Assuming we have an array of users
const users = [
{ name: "John", hobbies: ["singing", "walking", "playing guitar"] },
{ name: "Terry", hobbies: ["swimming", "playing guitar"] },
{ name: "Anna", hobbies: ["walking", "swimming", "playing guitar"] },
{ name: "Paul", hobbies: ["swimming", "singing"] },
];
For each hobby, count the number of users occupied with it.
SOLUTION:
const hobbies = uniq(flatten(users.map(u => u.hobbies)))
const hasHobby = (h) => (u) => u.hobbies.indexOf(h) > -1
const counts hobbies.map( h => ({
hobby: h,
count: users.filter(hasHobby(h)).length,
})) // => [ {hobby: 'singing', count: 2}, ... ]
SOLUTION 2 (Imperative):
const counts = {}
users.forEach(u => {
u.hobbies.forEach(h => {
counts[h] = (counts[h] || 0) + 1
})
})
Write a sample(arr, n) function that takes n random elements from an array.
SOLUTION:
function sample(arr, n) {
const length = arr.length
const indices = []
while(indices.length < n){
const r = Math.floor(Math.random() * length);
if (indices.indexOf(r) === -1) indices.push(r);
}
return indices.map(i => arr[i])
}
sample([1, 2, 3, 4, 5, 6, 7, 8, 9], 3) // => [7, 9, 6]
Write a memoize function
It wraps a given function and only runs it once for a list of parameters, saves the result in inner cache and return it the next time.
SOLUTION (Basic):
function memoize(fn) {
const cache = {};
return function (...args) {
const key = args.join("-");
if (!cache[key]) {
cache[key] = fn(...args);
}
return cache[key];
};
}
This solution is very simple. But it doesn’t work for some cases.
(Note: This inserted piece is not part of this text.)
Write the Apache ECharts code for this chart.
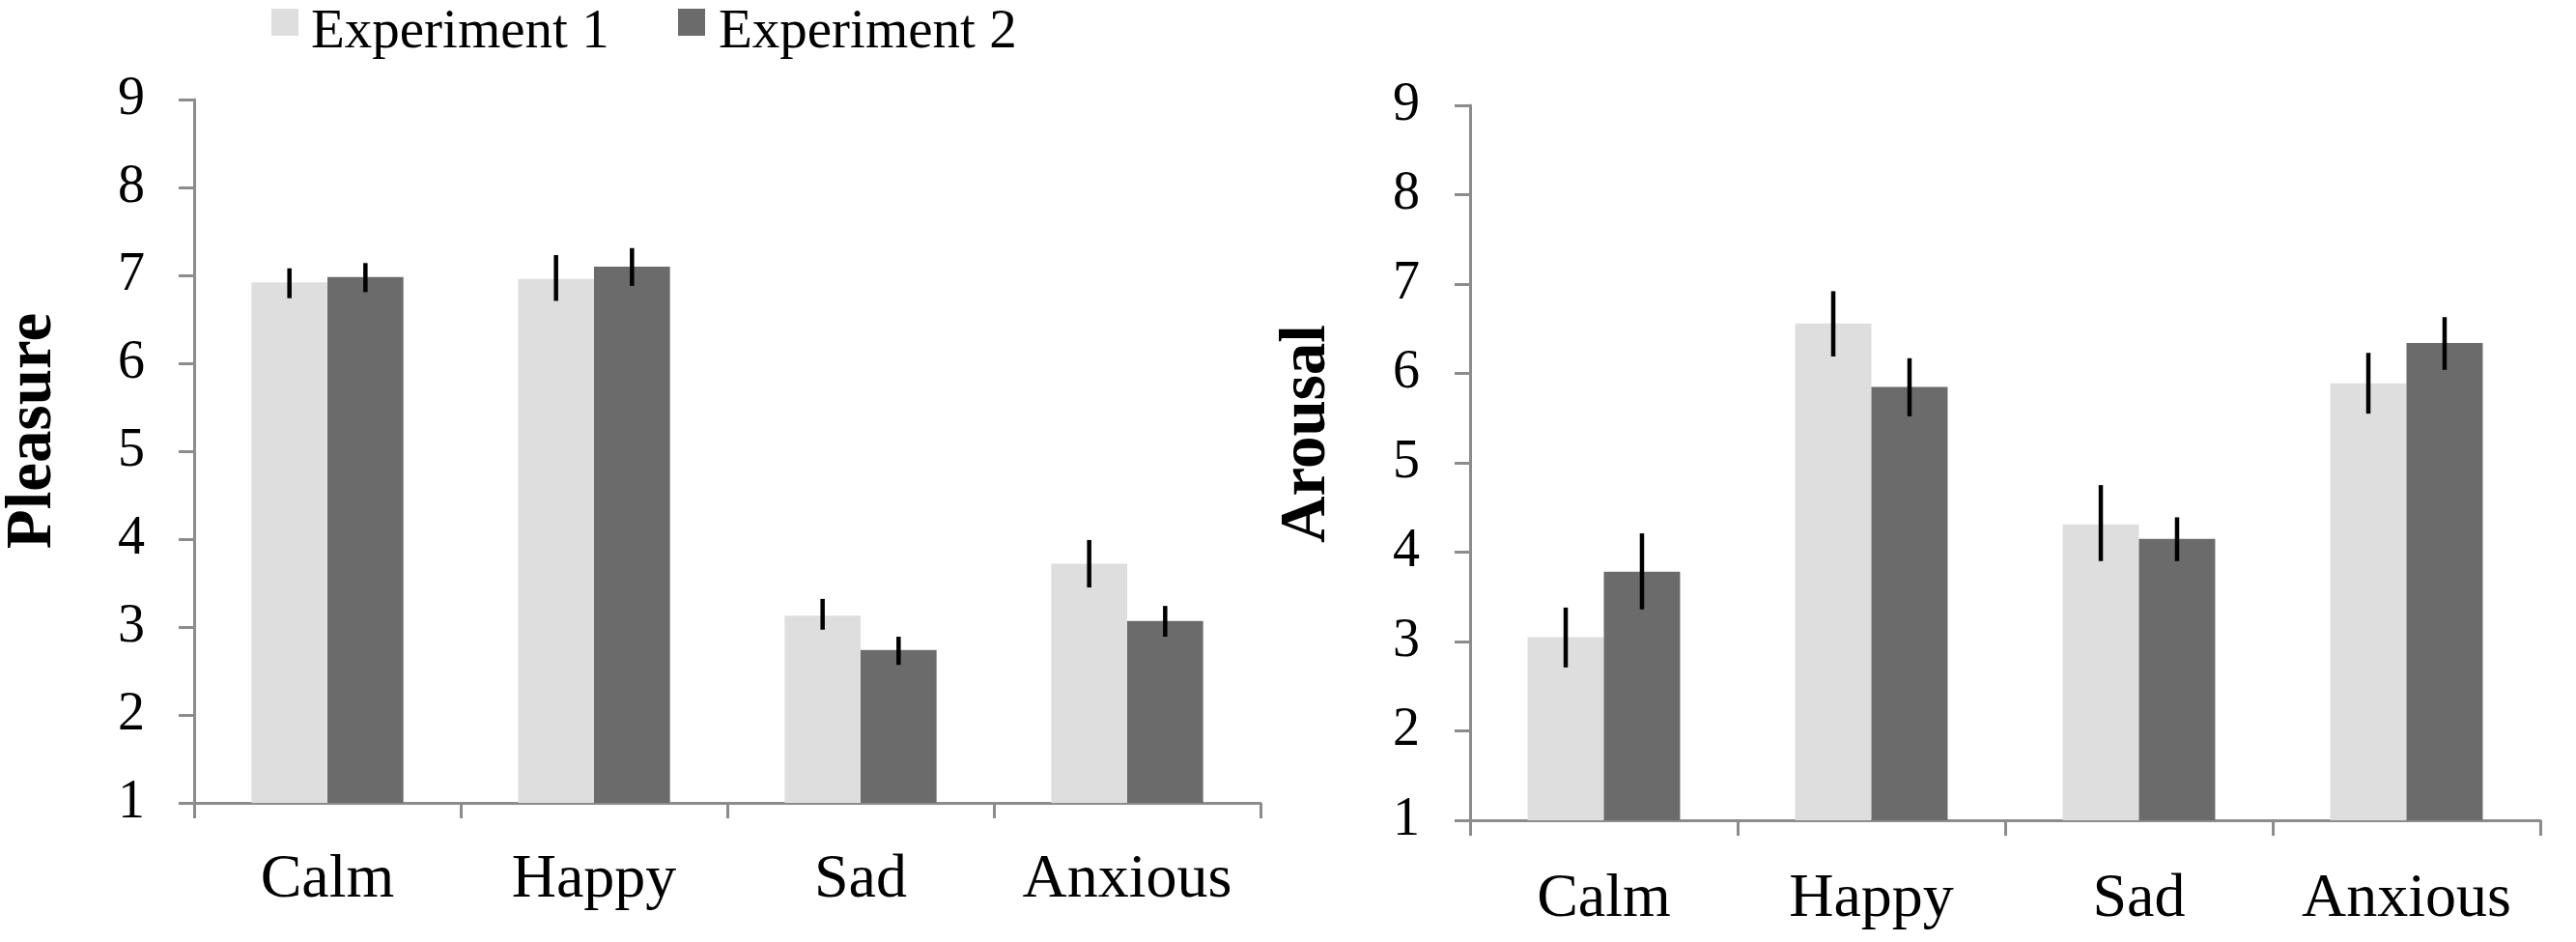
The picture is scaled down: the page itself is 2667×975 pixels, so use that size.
<!DOCTYPE html>
<html>
<head>
<meta charset="utf-8">
<script src="https://cdn.jsdelivr.net/npm/echarts@6/dist/echarts.min.js"></script>
<style>
html,body{margin:0;padding:0;background:#fff;}
#chart{width:2667px;height:975px;}
</style>
</head>
<body>
<div id="chart"></div>
<script>
var categories = ['Calm', 'Happy', 'Sad', 'Anxious'];
var seriesNames = ['Experiment 1', 'Experiment 2'];
var yTicks = [1, 9, 1]; // min, max, interval

var pleasureExp1 = [6.92, 6.96, 3.13, 3.72];
var pleasureExp2 = [6.98, 7.10, 2.74, 3.07];
var pleasureExp1Hi = [7.08, 7.23, 3.32, 3.99];
var pleasureExp1Lo = [6.74, 6.71, 2.97, 3.45];
var pleasureExp2Hi = [7.14, 7.31, 2.89, 3.24];
var pleasureExp2Lo = [6.81, 6.88, 2.57, 2.89];

var arousalExp1 = [3.05, 6.56, 4.31, 5.89];
var arousalExp2 = [3.78, 5.85, 4.15, 6.34];
var arousalExp1Hi = [3.38, 6.92, 4.75, 6.23];
var arousalExp1Lo = [2.71, 6.19, 3.90, 5.55];
var arousalExp2Hi = [4.21, 6.17, 4.39, 6.63];
var arousalExp2Lo = [3.36, 5.52, 3.90, 6.04];

var FONT = "'Liberation Serif', 'Times New Roman', serif";
var AXIS = '#8c8c8c';
var LIGHT = '#dedede';
var DARK = '#6b6b6b';
var BARW = 0.285;

function errData(hi, lo) {
  return categories.map(function (c, i) { return [i, hi[i], lo[i]]; });
}
function errSeries(grid, hi, lo, side) {
  return {
    type: 'custom', xAxisIndex: grid, yAxisIndex: grid, z: 5,
    data: errData(hi, lo),
    encode: { x: 0, y: [1, 2] },
    renderItem: function (params, api) {
      var i = api.value(0);
      var a = api.coord([i, api.value(1)]);
      var b = api.coord([i, api.value(2)]);
      var band = api.size([1, 0])[0];
      var off = side * band * BARW / 2;
      return {
        type: 'line',
        shape: { x1: a[0] + off, y1: a[1], x2: b[0] + off, y2: b[1] },
        style: { stroke: '#000', lineWidth: 4.5 }
      };
    },
    silent: true
  };
}
function xAx(grid, margin) {
  return {
    type: 'category', gridIndex: grid, data: categories,
    axisLine: { lineStyle: { color: AXIS, width: 3 } },
    axisTick: { show: true, length: 16, lineStyle: { color: AXIS, width: 3 } },
    axisLabel: { interval: 0, margin: margin, fontFamily: FONT, fontSize: 64, color: '#000' },
    splitLine: { show: false }
  };
}
function yAx(grid, name, gap, shift, margin) {
  return {
    type: 'value', gridIndex: grid, min: yTicks[0], max: yTicks[1], interval: yTicks[2],
    name: name, nameLocation: 'middle', nameRotate: 90, nameGap: gap,
    nameTextStyle: { fontFamily: FONT, fontSize: 67, fontWeight: 'bold', color: '#000', padding: [0, 0, 0, shift] },
    axisLine: { show: true, lineStyle: { color: AXIS, width: 3 } },
    axisTick: { show: true, length: 16, lineStyle: { color: AXIS, width: 3 } },
    axisLabel: { margin: margin, fontFamily: FONT, fontSize: 56, color: '#000', padding: [10, 0, 0, 0] },
    splitLine: { show: false }
  };
}
function barSeries(name, grid, data, color) {
  return {
    type: 'bar', name: name, xAxisIndex: grid, yAxisIndex: grid,
    data: data, barWidth: (BARW * 100) + '%', barGap: '0%',
    itemStyle: { color: color }, silent: true
  };
}
function legendIcon(name, left) {
  return { data: [name], left: left, top: 9, padding: 0, icon: 'rect', itemWidth: 28, itemHeight: 28,
    selectedMode: false, formatter: function () { return ''; }, textStyle: { fontSize: 1 } };
}
function legendText(name, left) {
  return { data: [name], left: left, top: 6, padding: 0, icon: 'rect', itemWidth: 0, itemHeight: 0,
    selectedMode: false, itemStyle: { opacity: 0 },
    textStyle: { fontFamily: FONT, fontSize: 57, color: '#000' } };
}

var chart = echarts.init(document.getElementById('chart'), null, { renderer: 'canvas' });
chart.setOption({
  animation: false,
  backgroundColor: '#fff',
  legend: [
    legendIcon(seriesNames[0], 281),
    legendText(seriesNames[0], 317),
    legendIcon(seriesNames[1], 702),
    legendText(seriesNames[1], 739)
  ],
  grid: [
    { left: 199, right: 2667 - 1305, top: 103, bottom: 975 - 831 },
    { left: 1522, right: 2667 - 2630, top: 109, bottom: 975 - 849 }
  ],
  xAxis: [xAx(0, 48), xAx(1, 50)],
  yAxis: [yAx(0, 'Pleasure', 133, 42, 51), yAx(1, 'Arousal', 135, 60, 52)],
  series: [
    barSeries(seriesNames[0], 0, pleasureExp1, LIGHT),
    barSeries(seriesNames[1], 0, pleasureExp2, DARK),
    barSeries(seriesNames[0], 1, arousalExp1, LIGHT),
    barSeries(seriesNames[1], 1, arousalExp2, DARK),
    errSeries(0, pleasureExp1Hi, pleasureExp1Lo, -1),
    errSeries(0, pleasureExp2Hi, pleasureExp2Lo, 1),
    errSeries(1, arousalExp1Hi, arousalExp1Lo, -1),
    errSeries(1, arousalExp2Hi, arousalExp2Lo, 1)
  ]
});
</script>
</body>
</html>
We can make it more complex by asking: what if a function returns a boolean, what if a function is type-unsafe ( 1 vs “1” ), …
Can you implement a function that will get a value from an object by logical path "a.b.c"?
...no matter how deep, and will return null if no value is there without throwing an exception.
Example:
safeGet({ a: { b: 5 } }, "a.b"); // => 5
SOLUTION:
function safeGet(obj, path) {
const keys = path.split(".");
return keys.reduce((acc, key) => {
return (acc || {})[key] ? acc[key] : null;
}, obj);
}
safeGet({ a: { b: 5 } }, "a.b"); //=> 5
safeGet({ a: { b: 5 } }, "a.b.c.d"); //=> null
Currying is when you can call a function with only some arguments
...and it returns a new function which you can use with the rest of the arguments. Write the curry function.
Example:
sum(1, 2) // => 3
const addOne = sum(1)
addOne(2) // => 3
SOLUTION:
function curry(fn, arity) {
arity = arity || fn.length
return function(...args) {
if (args.length < arity) {
function f(...lefts) {
return fn(...args, ...lefts)
}
return curry(f, arity - args.length)
} else {
return fn(...args)
}
}
}
const sum = curry((a, b, c) => a + b + c)
sum(1, 2, 3) //=> 6
sum(1)(2, 3) //=> 6
sum(1, 2)(3) //=> 6
sum(1)(2)(3) //=> 6